SHORT TASK ->
Your task is to write out only the lines running from the line with "Write the Apache ECharts code for this chart." to the line with "const totals = categories.map((c, i)", both ends kept, with no images.

DATA EXCERPTS ->
————————
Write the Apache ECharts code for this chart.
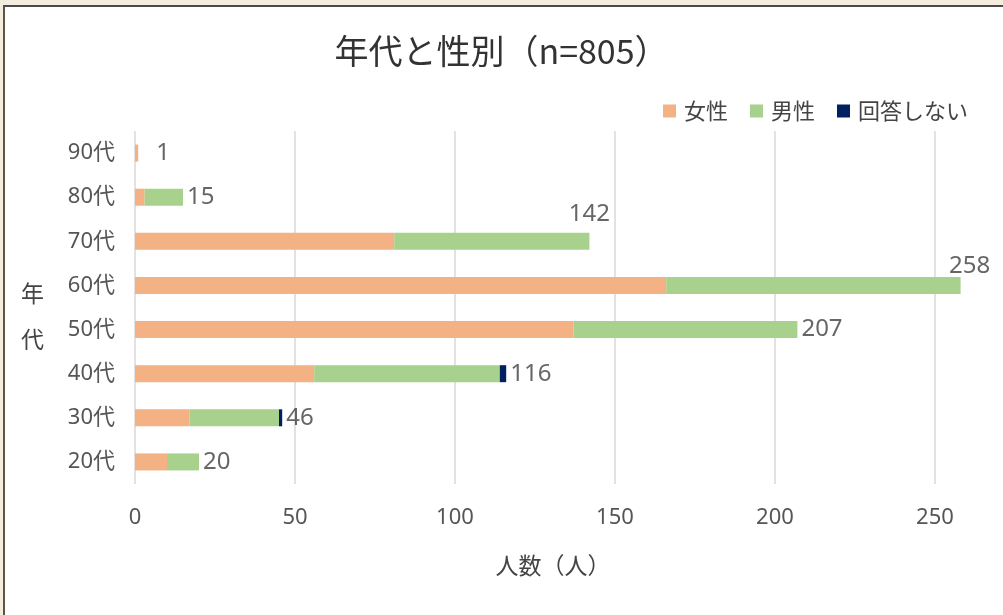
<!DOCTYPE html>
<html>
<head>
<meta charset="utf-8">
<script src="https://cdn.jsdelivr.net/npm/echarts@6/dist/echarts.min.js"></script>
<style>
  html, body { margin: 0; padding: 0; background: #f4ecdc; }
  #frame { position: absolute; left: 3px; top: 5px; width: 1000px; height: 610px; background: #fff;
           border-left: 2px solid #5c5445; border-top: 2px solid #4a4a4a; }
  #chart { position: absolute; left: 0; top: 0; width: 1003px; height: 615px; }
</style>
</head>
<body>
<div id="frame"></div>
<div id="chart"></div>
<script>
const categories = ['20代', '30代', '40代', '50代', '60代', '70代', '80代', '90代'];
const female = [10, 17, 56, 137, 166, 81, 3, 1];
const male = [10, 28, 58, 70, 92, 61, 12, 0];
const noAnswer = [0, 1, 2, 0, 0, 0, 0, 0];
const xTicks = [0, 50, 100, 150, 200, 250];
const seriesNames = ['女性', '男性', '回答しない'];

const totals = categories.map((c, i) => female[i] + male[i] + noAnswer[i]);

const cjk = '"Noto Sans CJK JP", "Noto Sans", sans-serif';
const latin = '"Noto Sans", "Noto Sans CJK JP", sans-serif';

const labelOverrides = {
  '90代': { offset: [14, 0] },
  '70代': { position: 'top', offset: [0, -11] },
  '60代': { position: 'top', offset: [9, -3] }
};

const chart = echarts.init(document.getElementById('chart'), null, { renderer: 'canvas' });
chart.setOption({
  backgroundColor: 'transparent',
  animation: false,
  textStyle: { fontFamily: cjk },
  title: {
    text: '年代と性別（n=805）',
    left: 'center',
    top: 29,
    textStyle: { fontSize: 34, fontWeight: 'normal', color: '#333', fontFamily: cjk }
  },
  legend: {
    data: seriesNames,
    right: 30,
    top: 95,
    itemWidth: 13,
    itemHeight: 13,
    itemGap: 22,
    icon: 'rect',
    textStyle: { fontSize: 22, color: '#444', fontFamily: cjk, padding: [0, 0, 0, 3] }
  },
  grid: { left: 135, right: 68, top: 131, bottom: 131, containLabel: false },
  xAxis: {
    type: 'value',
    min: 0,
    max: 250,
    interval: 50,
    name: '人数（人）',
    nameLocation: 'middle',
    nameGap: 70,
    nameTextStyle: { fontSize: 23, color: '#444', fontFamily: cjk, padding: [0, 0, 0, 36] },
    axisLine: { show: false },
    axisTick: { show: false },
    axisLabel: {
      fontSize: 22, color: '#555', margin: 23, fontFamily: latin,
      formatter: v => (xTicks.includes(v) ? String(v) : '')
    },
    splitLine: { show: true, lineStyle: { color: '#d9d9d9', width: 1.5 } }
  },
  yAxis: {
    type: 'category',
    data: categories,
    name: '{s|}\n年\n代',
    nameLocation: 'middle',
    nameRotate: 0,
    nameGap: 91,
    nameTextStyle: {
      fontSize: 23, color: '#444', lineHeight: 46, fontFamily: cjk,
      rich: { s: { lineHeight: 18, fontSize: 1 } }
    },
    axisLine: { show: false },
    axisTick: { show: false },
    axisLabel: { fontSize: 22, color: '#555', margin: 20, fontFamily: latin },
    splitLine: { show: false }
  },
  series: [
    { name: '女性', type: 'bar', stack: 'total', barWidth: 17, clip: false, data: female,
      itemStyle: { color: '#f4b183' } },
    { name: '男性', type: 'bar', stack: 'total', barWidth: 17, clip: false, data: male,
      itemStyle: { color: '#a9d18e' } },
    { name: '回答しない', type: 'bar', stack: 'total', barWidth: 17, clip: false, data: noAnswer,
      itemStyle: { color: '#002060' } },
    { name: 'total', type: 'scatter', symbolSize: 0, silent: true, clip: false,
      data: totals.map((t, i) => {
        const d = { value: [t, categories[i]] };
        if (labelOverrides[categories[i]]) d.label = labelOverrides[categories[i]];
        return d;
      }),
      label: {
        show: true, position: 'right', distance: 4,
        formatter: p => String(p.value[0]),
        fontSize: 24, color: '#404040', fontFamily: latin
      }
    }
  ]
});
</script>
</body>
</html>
————————
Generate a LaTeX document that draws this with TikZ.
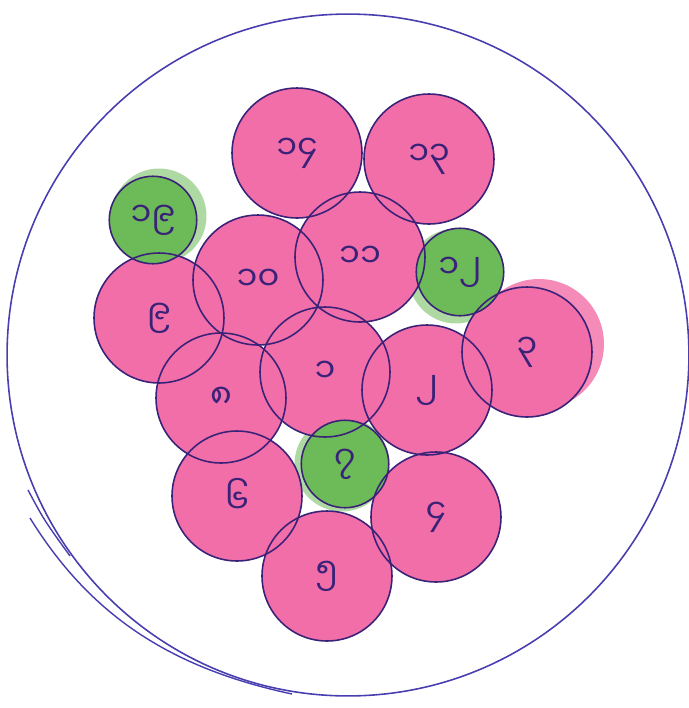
————————
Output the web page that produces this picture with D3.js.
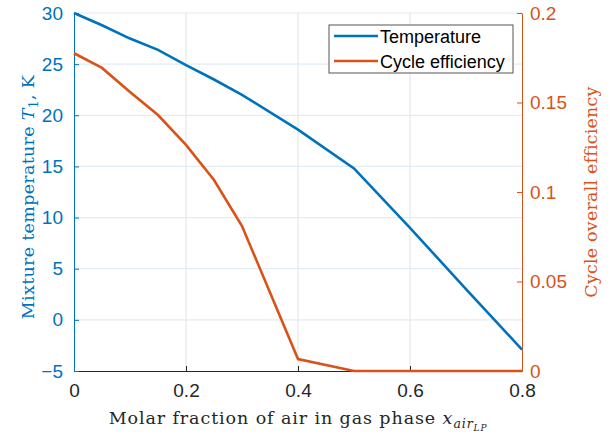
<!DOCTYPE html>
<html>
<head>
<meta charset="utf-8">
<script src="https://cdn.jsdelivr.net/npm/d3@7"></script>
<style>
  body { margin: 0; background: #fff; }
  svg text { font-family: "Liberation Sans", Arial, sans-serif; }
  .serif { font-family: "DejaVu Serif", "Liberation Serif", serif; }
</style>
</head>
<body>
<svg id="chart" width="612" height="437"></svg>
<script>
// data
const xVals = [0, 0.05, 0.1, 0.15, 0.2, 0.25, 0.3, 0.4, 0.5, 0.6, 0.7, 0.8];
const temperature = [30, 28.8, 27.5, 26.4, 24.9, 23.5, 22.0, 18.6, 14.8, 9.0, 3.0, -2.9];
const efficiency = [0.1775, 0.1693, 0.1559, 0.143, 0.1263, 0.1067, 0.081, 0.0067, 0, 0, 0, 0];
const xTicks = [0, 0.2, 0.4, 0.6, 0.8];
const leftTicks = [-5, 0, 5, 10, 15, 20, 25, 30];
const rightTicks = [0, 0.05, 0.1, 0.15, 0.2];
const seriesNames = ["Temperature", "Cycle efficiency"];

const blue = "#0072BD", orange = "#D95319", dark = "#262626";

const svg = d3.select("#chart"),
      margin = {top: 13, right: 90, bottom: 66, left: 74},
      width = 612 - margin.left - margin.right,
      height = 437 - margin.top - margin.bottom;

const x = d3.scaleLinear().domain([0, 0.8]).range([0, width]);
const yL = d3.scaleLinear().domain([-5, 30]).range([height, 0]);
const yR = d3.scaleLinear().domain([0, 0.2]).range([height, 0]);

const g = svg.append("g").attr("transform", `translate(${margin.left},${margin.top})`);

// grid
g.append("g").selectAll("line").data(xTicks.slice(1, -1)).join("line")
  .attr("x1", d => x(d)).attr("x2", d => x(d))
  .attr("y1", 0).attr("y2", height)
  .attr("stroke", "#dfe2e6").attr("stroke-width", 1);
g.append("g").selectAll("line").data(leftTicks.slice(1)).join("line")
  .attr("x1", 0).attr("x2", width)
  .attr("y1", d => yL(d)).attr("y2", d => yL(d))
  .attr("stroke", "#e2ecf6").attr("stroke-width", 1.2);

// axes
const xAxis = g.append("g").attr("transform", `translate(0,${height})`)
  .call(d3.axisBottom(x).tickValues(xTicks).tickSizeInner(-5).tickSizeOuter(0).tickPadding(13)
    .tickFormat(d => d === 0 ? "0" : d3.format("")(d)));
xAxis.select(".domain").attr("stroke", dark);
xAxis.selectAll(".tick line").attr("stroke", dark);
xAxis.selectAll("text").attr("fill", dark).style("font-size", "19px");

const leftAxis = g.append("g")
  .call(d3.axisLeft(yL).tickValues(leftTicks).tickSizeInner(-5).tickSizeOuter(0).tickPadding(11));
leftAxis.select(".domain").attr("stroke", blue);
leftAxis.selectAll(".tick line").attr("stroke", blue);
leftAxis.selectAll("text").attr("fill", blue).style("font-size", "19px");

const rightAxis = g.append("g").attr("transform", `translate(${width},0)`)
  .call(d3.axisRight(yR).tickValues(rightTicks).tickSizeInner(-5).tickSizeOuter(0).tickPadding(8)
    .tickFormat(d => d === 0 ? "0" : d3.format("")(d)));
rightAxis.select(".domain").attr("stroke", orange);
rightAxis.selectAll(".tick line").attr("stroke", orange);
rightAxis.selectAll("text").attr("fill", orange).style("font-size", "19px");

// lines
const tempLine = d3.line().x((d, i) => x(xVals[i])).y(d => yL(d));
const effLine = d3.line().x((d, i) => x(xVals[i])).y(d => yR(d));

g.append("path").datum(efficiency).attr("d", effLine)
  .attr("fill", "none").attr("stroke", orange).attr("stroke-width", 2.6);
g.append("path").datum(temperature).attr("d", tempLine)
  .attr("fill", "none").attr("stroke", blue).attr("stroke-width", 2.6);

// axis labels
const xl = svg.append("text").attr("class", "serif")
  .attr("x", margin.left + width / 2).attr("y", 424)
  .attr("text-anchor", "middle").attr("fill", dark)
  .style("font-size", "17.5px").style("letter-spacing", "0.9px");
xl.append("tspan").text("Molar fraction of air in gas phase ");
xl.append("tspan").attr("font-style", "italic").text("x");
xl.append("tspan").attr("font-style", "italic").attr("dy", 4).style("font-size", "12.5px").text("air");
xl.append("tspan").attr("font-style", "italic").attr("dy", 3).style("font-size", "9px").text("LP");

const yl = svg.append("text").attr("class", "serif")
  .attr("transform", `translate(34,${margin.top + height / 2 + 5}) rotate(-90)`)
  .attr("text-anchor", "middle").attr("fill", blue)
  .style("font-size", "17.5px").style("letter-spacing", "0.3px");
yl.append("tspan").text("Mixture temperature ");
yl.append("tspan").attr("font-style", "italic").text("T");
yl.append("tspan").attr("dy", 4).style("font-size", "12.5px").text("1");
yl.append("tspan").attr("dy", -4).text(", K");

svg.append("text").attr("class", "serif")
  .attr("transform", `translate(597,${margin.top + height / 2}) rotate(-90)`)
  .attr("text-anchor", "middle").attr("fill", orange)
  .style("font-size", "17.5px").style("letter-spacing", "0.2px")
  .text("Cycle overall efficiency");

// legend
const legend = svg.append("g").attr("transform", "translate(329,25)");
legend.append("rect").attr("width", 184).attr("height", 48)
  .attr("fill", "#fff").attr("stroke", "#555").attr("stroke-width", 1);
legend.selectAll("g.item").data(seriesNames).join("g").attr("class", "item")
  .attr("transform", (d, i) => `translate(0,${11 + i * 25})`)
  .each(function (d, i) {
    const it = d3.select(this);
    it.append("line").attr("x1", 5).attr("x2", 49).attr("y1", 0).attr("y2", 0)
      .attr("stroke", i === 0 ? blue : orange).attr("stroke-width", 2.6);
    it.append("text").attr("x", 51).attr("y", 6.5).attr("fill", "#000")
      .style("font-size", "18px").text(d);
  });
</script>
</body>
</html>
————————
SOLUTION FOR THIS EXERCISE ->
Write the Apache ECharts code for this chart.
<!DOCTYPE html>
<html>
<head>
<meta charset="utf-8">
<script src="https://cdn.jsdelivr.net/npm/echarts@6/dist/echarts.min.js"></script>
<style>
  html, body { margin: 0; padding: 0; background: #f4ecdc; }
  #frame { position: absolute; left: 3px; top: 5px; width: 1000px; height: 610px; background: #fff;
           border-left: 2px solid #5c5445; border-top: 2px solid #4a4a4a; }
  #chart { position: absolute; left: 0; top: 0; width: 1003px; height: 615px; }
</style>
</head>
<body>
<div id="frame"></div>
<div id="chart"></div>
<script>
const categories = ['20代', '30代', '40代', '50代', '60代', '70代', '80代', '90代'];
const female = [10, 17, 56, 137, 166, 81, 3, 1];
const male = [10, 28, 58, 70, 92, 61, 12, 0];
const noAnswer = [0, 1, 2, 0, 0, 0, 0, 0];
const xTicks = [0, 50, 100, 150, 200, 250];
const seriesNames = ['女性', '男性', '回答しない'];

const totals = categories.map((c, i) => female[i] + male[i] + noAnswer[i]);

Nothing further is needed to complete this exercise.